The financial regulatory framework in UK continues to evolve under the guidance of the Bank of England (BoE), Prudential Regulation Authority (PRA), and Financial Policy Committee (FPC). Their focus remains sharp on refining prudential standards and proactively addressing emerging risks, particularly those stemming from the growing integration of artificial intelligence (AI) within financial services. This evolving landscape mandates that institutions adopt robust, forward-looking risk management strategies.
Strengthening resilience via stress testing and capital framework adjustments
The BoE's launch of the 2025 Bank Capital Stress Test, targeting the UK's seven systemically vital institutions – Barclays, HSBC, Lloyds Banking Group, Nationwide, NatWest Group, Santander UK, and Standard Chartered – underscores its commitment to systemic stability. These institutions, representing approximately 75% of UK lending, will undergo rigorous assessments to gauge their capacity to withstand severe economic downturns, thus reinforcing the critical role of stress testing in ensuring capital adequacy. Concurrently, the PRA's proposed revisions to the retail deposits leverage ratio threshold – from GBP 50 billion to GBP70 billion – and to the O-SII capital buffer framework aim to calibrate prudential requirements without unduly constricting lending. The changes resulting from both proposals are slated to apply on January 01, 2026.
Addressing growing influence of artificial intelligence
Recognizing the burgeoning influence of AI, the FPC is implementing a comprehensive strategy for monitoring and mitigating associated risks. Beyond traditional prudential measures, the FPC aims to employ a multi-faceted approach to AI supervision, incorporating:
Collaborative data gathering: Joint surveys with the FCA to assess AI adoption and impact as well as public-private engagement through the AI Consortium.
Intelligence gathering: Leveraging market and supervisory intelligence to understand evolving industry trends and firm-specific AI deployments.
Data-driven risk assessment: Utilizing regulatory and commercial data sources to identify and evaluate potential systemic risks.

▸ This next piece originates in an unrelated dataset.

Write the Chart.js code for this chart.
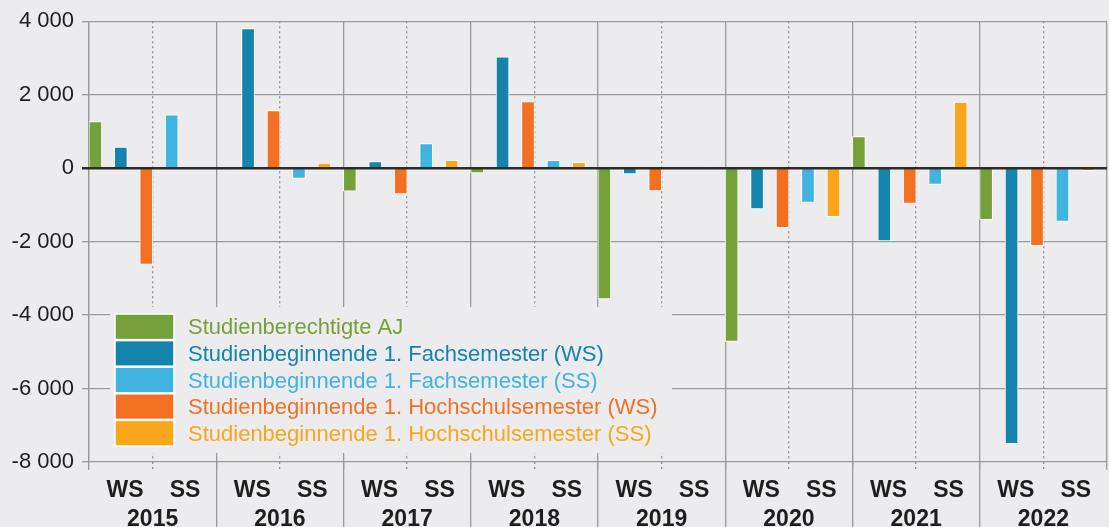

Dynamic adaptation: Ongoing refinement of monitoring tools to ensure relevance in the evolving AI risk landscape.
Focus on machine learning transparency: Focusing on the transparency and explainability of machine learning models in critical financial applications, including assessing firms' ability to understand and justify AI-driven decisions, particularly in credit risk assessment and algorithmic trading.
Emphasis on operational resilience: Monitoring operational risks associated with AI, including algorithmic bias, data vulnerabilities, and model drift, to ensure firms have robust controls in place to mitigate these risks and maintain operational resilience.
Implications for institutions
These regulatory developments highlight the need for financial institutions to maintain robust risk management frameworks, encompassing both traditional prudential requirements and emerging risks related to AI. Institutions must proactively adapt, ensuring they have the capabilities to:
Effectively conduct comprehensive stress testing.
Manage capital and leverage ratios in accordance with evolving regulatory requirements.
Implement robust governance and risk management frameworks for AI applications.
Stay abreast of regulatory developments and industry best practices.
By understanding and responding to these regulatory shifts, banking institutions can enhance their resilience and contribute to the stability of the UK financial system. The focus from the UK regulators highlights the increasing need for firms to have solutions that can rapidly adapt to regulatory change, while providing robust analysis of all the data used in regulatory reporting and compliance.